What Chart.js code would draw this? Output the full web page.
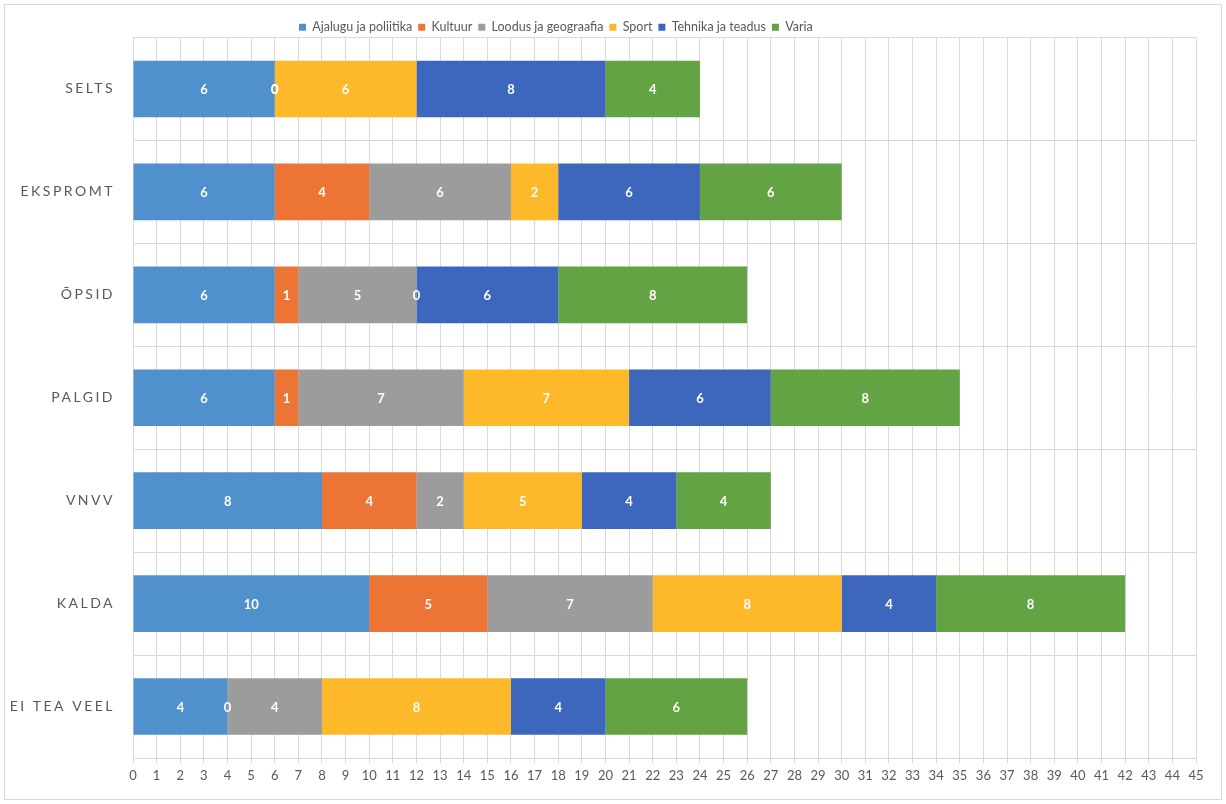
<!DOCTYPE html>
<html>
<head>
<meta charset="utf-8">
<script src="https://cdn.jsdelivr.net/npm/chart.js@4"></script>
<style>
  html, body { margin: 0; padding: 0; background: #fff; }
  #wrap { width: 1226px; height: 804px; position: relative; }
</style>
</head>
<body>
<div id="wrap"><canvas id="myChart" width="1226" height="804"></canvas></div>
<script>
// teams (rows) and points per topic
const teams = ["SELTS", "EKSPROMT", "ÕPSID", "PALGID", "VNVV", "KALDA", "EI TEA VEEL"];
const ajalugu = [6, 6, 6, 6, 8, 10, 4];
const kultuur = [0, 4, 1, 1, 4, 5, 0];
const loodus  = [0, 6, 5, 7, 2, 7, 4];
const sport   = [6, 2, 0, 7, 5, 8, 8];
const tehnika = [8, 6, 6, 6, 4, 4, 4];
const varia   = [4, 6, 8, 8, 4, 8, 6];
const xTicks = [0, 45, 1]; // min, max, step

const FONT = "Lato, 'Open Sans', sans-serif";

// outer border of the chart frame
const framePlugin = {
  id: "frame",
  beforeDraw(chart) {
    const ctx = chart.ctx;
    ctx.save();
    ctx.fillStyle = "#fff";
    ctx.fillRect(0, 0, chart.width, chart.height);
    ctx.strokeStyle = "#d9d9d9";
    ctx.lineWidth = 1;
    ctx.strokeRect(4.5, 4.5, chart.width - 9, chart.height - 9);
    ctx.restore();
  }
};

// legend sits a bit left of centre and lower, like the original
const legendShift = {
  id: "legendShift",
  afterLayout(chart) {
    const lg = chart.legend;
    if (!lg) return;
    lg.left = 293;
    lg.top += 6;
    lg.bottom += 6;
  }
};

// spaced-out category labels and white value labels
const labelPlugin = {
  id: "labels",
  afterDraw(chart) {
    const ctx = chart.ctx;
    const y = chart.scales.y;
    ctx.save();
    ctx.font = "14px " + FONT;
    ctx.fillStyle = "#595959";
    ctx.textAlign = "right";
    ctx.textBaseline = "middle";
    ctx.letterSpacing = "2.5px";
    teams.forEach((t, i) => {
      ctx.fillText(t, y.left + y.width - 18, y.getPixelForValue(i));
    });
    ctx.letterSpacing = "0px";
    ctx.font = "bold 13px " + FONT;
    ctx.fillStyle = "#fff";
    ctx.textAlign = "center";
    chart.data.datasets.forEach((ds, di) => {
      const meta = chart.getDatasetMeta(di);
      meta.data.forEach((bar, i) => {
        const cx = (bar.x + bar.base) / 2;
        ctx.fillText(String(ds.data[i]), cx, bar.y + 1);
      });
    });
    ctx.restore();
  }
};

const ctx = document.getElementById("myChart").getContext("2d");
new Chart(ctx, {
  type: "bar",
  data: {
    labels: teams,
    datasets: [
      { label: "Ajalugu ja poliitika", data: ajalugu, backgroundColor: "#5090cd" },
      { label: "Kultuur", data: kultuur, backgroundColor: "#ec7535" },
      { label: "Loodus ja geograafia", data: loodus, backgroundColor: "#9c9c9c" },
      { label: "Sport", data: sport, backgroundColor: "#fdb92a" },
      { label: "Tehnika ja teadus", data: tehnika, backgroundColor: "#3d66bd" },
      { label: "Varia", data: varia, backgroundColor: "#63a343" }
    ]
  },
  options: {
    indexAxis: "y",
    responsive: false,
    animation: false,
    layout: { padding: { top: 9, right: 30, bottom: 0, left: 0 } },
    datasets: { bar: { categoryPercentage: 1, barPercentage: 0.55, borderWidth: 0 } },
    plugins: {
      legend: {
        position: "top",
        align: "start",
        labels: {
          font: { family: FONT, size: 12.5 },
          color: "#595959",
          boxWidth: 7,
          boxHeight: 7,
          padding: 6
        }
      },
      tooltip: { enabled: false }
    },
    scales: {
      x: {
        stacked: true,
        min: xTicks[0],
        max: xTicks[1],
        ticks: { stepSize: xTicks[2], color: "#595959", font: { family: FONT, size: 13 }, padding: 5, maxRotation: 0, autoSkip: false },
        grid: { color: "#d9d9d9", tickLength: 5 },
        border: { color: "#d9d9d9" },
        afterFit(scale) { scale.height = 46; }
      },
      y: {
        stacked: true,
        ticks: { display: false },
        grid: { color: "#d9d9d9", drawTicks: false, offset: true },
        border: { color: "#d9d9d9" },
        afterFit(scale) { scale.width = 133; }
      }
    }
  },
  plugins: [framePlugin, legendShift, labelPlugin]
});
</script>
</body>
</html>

**WHAT YOU SHOULD DO:** Could you repeat all of the material exactly? Pictures should not be copied.

**WORKED ANSWER:**
What Chart.js code would draw this? Output the full web page.
<!DOCTYPE html>
<html>
<head>
<meta charset="utf-8">
<script src="https://cdn.jsdelivr.net/npm/chart.js@4"></script>
<style>
  html, body { margin: 0; padding: 0; background: #fff; }
  #wrap { width: 1226px; height: 804px; position: relative; }
</style>
</head>
<body>
<div id="wrap"><canvas id="myChart" width="1226" height="804"></canvas></div>
<script>
// teams (rows) and points per topic
const teams = ["SELTS", "EKSPROMT", "ÕPSID", "PALGID", "VNVV", "KALDA", "EI TEA VEEL"];
const ajalugu = [6, 6, 6, 6, 8, 10, 4];
const kultuur = [0, 4, 1, 1, 4, 5, 0];
const loodus  = [0, 6, 5, 7, 2, 7, 4];
const sport   = [6, 2, 0, 7, 5, 8, 8];
const tehnika = [8, 6, 6, 6, 4, 4, 4];
const varia   = [4, 6, 8, 8, 4, 8, 6];
const xTicks = [0, 45, 1]; // min, max, step

const FONT = "Lato, 'Open Sans', sans-serif";

// outer border of the chart frame
const framePlugin = {
  id: "frame",
  beforeDraw(chart) {
    const ctx = chart.ctx;
    ctx.save();
    ctx.fillStyle = "#fff";
    ctx.fillRect(0, 0, chart.width, chart.height);
    ctx.strokeStyle = "#d9d9d9";
    ctx.lineWidth = 1;
    ctx.strokeRect(4.5, 4.5, chart.width - 9, chart.height - 9);
    ctx.restore();
  }
};

// legend sits a bit left of centre and lower, like the original
const legendShift = {
  id: "legendShift",
  afterLayout(chart) {
    const lg = chart.legend;
    if (!lg) return;
    lg.left = 293;
    lg.top += 6;
    lg.bottom += 6;
  }
};

// spaced-out category labels and white value labels
const labelPlugin = {
  id: "labels",
  afterDraw(chart) {
    const ctx = chart.ctx;
    const y = chart.scales.y;
    ctx.save();
    ctx.font = "14px " + FONT;
    ctx.fillStyle = "#595959";
    ctx.textAlign = "right";
    ctx.textBaseline = "middle";
    ctx.letterSpacing = "2.5px";
    teams.forEach((t, i) => {
      ctx.fillText(t, y.left + y.width - 18, y.getPixelForValue(i));
    });
    ctx.letterSpacing = "0px";
    ctx.font = "bold 13px " + FONT;
    ctx.fillStyle = "#fff";
    ctx.textAlign = "center";
    chart.data.datasets.forEach((ds, di) => {
      const meta = chart.getDatasetMeta(di);
      meta.data.forEach((bar, i) => {
        const cx = (bar.x + bar.base) / 2;
        ctx.fillText(String(ds.data[i]), cx, bar.y + 1);
      });
    });
    ctx.restore();
  }
};

const ctx = document.getElementById("myChart").getContext("2d");
new Chart(ctx, {
  type: "bar",
  data: {
    labels: teams,
    datasets: [
      { label: "Ajalugu ja poliitika", data: ajalugu, backgroundColor: "#5090cd" },
      { label: "Kultuur", data: kultuur, backgroundColor: "#ec7535" },
      { label: "Loodus ja geograafia", data: loodus, backgroundColor: "#9c9c9c" },
      { label: "Sport", data: sport, backgroundColor: "#fdb92a" },
      { label: "Tehnika ja teadus", data: tehnika, backgroundColor: "#3d66bd" },
      { label: "Varia", data: varia, backgroundColor: "#63a343" }
    ]
  },
  options: {
    indexAxis: "y",
    responsive: false,
    animation: false,
    layout: { padding: { top: 9, right: 30, bottom: 0, left: 0 } },
    datasets: { bar: { categoryPercentage: 1, barPercentage: 0.55, borderWidth: 0 } },
    plugins: {
      legend: {
        position: "top",
        align: "start",
        labels: {
          font: { family: FONT, size: 12.5 },
          color: "#595959",
          boxWidth: 7,
          boxHeight: 7,
          padding: 6
        }
      },
      tooltip: { enabled: false }
    },
    scales: {
      x: {
        stacked: true,
        min: xTicks[0],
        max: xTicks[1],
        ticks: { stepSize: xTicks[2], color: "#595959", font: { family: FONT, size: 13 }, padding: 5, maxRotation: 0, autoSkip: false },
        grid: { color: "#d9d9d9", tickLength: 5 },
        border: { color: "#d9d9d9" },
        afterFit(scale) { scale.height = 46; }
      },
      y: {
        stacked: true,
        ticks: { display: false },
        grid: { color: "#d9d9d9", drawTicks: false, offset: true },
        border: { color: "#d9d9d9" },
        afterFit(scale) { scale.width = 133; }
      }
    }
  },
  plugins: [framePlugin, legendShift, labelPlugin]
});
</script>
</body>
</html>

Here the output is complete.